Extracted information:
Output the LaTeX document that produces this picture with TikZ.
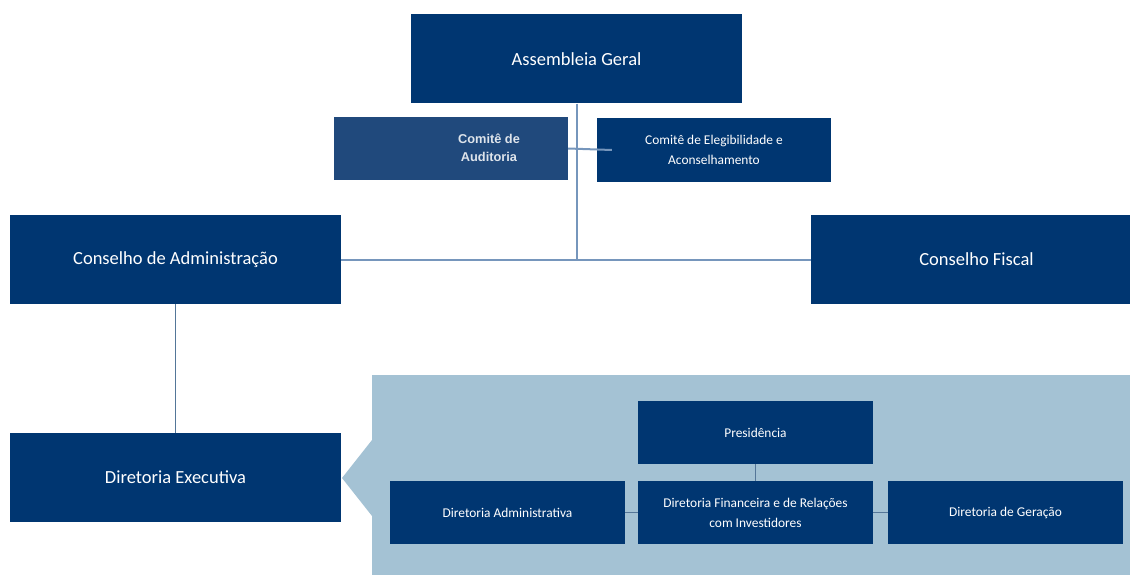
==
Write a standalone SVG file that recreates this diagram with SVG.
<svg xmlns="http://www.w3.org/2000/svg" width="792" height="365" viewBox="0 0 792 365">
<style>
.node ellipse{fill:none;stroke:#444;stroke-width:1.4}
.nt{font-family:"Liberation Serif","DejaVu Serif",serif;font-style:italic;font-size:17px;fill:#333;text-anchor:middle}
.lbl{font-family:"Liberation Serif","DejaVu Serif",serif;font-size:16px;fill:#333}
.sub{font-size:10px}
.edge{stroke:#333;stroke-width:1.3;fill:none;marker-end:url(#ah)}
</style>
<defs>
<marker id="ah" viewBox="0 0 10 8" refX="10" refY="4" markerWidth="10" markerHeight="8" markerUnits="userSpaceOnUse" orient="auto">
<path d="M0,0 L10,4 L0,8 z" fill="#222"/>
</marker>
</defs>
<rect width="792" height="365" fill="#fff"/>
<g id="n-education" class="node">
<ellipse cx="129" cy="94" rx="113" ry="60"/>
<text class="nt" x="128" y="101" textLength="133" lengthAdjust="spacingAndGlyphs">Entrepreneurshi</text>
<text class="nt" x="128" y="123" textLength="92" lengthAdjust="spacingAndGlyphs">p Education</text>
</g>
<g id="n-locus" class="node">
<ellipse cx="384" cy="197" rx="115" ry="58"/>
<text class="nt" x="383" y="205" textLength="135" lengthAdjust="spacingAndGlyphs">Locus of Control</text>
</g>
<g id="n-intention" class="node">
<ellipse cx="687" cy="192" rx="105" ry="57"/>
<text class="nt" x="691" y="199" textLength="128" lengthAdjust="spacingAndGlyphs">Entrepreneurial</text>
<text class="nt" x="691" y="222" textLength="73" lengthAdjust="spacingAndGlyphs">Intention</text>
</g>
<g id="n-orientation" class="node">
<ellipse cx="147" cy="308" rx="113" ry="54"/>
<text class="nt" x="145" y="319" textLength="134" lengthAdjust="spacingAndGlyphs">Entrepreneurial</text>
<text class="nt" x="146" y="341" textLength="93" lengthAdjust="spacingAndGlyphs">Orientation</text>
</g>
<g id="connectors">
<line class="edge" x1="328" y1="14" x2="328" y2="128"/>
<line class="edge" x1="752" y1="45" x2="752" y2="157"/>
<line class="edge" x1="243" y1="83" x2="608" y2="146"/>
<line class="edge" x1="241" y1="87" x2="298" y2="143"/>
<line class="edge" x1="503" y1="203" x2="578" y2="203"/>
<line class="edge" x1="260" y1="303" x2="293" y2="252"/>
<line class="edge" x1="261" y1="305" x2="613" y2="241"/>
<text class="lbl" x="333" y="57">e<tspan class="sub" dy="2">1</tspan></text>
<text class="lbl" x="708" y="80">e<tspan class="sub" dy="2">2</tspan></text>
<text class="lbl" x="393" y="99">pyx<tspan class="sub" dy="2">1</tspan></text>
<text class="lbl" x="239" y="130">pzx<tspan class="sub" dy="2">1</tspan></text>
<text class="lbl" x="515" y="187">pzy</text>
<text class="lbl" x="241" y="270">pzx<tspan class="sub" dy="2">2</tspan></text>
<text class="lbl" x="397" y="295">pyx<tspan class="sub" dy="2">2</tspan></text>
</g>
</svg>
* * *
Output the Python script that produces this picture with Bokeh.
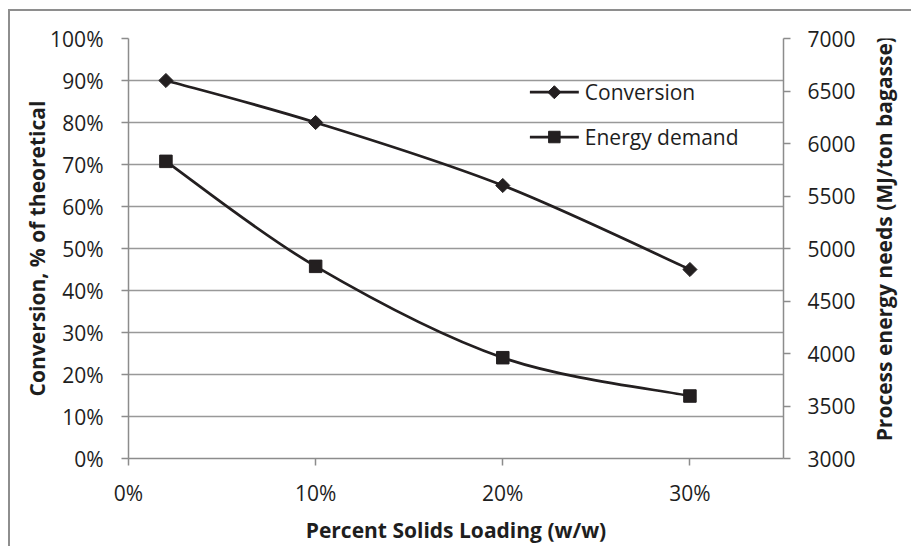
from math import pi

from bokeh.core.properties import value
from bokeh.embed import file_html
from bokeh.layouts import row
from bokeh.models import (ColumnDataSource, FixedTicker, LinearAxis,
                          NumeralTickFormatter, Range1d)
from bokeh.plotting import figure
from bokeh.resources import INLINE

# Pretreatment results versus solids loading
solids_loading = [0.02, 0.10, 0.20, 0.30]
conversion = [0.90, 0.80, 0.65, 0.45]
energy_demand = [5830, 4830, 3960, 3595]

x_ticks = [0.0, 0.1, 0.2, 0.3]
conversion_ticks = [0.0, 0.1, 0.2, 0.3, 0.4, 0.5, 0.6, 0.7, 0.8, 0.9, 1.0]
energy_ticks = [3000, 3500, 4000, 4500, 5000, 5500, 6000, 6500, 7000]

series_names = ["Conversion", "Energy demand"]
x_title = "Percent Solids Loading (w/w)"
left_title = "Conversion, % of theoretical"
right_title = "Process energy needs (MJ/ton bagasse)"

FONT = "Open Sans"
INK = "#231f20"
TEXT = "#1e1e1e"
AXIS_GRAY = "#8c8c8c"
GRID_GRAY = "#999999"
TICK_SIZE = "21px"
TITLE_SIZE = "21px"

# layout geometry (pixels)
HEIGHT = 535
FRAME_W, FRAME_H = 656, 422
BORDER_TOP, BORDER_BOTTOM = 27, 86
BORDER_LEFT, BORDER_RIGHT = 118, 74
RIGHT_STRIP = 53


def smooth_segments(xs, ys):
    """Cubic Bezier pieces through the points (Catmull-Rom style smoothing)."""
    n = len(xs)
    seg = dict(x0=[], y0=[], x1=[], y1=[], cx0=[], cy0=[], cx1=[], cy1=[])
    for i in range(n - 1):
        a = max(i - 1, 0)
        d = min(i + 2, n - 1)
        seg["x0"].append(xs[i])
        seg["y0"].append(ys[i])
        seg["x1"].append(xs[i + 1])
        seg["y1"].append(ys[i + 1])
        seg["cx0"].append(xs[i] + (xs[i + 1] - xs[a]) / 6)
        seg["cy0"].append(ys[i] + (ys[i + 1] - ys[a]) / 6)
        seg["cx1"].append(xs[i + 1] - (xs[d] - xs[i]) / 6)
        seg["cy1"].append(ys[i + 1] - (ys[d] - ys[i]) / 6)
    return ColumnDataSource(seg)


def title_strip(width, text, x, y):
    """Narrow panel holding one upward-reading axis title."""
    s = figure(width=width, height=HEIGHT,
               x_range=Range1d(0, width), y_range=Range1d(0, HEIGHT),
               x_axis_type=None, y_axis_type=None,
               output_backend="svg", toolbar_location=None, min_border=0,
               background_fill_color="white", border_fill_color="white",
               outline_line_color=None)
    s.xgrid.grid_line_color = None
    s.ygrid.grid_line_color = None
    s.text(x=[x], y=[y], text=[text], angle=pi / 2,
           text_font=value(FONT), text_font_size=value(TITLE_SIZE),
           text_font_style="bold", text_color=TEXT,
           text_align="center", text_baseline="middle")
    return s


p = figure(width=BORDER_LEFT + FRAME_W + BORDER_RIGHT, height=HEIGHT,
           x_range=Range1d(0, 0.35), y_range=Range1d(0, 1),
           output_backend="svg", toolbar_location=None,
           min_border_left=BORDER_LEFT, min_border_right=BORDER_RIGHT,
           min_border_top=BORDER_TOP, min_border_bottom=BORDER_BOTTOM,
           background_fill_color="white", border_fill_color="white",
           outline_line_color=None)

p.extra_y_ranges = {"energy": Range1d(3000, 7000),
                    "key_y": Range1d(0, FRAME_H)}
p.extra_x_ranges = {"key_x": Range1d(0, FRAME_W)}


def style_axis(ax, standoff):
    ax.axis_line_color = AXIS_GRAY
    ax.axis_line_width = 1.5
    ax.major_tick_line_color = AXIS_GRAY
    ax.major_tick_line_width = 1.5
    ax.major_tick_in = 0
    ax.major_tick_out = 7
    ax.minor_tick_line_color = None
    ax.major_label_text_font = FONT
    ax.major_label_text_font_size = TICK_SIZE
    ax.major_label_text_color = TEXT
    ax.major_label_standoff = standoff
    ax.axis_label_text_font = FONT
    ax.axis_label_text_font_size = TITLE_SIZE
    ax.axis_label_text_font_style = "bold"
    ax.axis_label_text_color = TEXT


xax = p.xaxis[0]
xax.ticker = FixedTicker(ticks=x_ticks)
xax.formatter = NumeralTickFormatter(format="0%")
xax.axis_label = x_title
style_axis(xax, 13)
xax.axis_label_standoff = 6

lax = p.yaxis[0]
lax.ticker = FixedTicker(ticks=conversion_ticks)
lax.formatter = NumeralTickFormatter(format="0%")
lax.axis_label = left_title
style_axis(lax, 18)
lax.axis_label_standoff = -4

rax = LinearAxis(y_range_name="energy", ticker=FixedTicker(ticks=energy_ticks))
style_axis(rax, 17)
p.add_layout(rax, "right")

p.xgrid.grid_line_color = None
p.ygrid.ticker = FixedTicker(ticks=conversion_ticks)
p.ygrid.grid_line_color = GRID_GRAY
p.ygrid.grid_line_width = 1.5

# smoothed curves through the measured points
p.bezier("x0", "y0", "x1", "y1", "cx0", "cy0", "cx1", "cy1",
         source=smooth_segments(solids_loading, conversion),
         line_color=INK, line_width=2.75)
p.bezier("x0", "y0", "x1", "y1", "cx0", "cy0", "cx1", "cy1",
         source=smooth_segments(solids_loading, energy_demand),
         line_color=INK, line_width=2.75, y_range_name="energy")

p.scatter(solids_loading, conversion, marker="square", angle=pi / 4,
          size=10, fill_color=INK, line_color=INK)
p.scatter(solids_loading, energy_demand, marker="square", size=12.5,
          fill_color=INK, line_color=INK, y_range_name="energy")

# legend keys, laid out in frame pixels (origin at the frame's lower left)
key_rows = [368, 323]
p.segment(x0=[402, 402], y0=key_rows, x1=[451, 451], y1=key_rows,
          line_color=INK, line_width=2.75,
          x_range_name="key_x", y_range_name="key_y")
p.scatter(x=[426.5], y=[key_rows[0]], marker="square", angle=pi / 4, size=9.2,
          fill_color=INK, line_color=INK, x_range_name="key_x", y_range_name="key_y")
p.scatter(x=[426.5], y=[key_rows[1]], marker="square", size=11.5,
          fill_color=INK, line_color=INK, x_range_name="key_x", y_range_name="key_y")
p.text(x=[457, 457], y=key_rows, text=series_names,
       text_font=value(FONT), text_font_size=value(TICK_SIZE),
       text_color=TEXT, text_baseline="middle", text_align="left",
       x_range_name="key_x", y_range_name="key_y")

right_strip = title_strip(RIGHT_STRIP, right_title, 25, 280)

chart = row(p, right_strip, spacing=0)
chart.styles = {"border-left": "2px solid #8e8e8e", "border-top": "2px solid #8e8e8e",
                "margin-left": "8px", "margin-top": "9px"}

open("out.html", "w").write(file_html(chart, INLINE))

Given exercise:
Scan the material above. Return every line containing the string "picture".

The completed task:
Output the LaTeX document that produces this picture with TikZ.
Output the Python script that produces this picture with Bokeh.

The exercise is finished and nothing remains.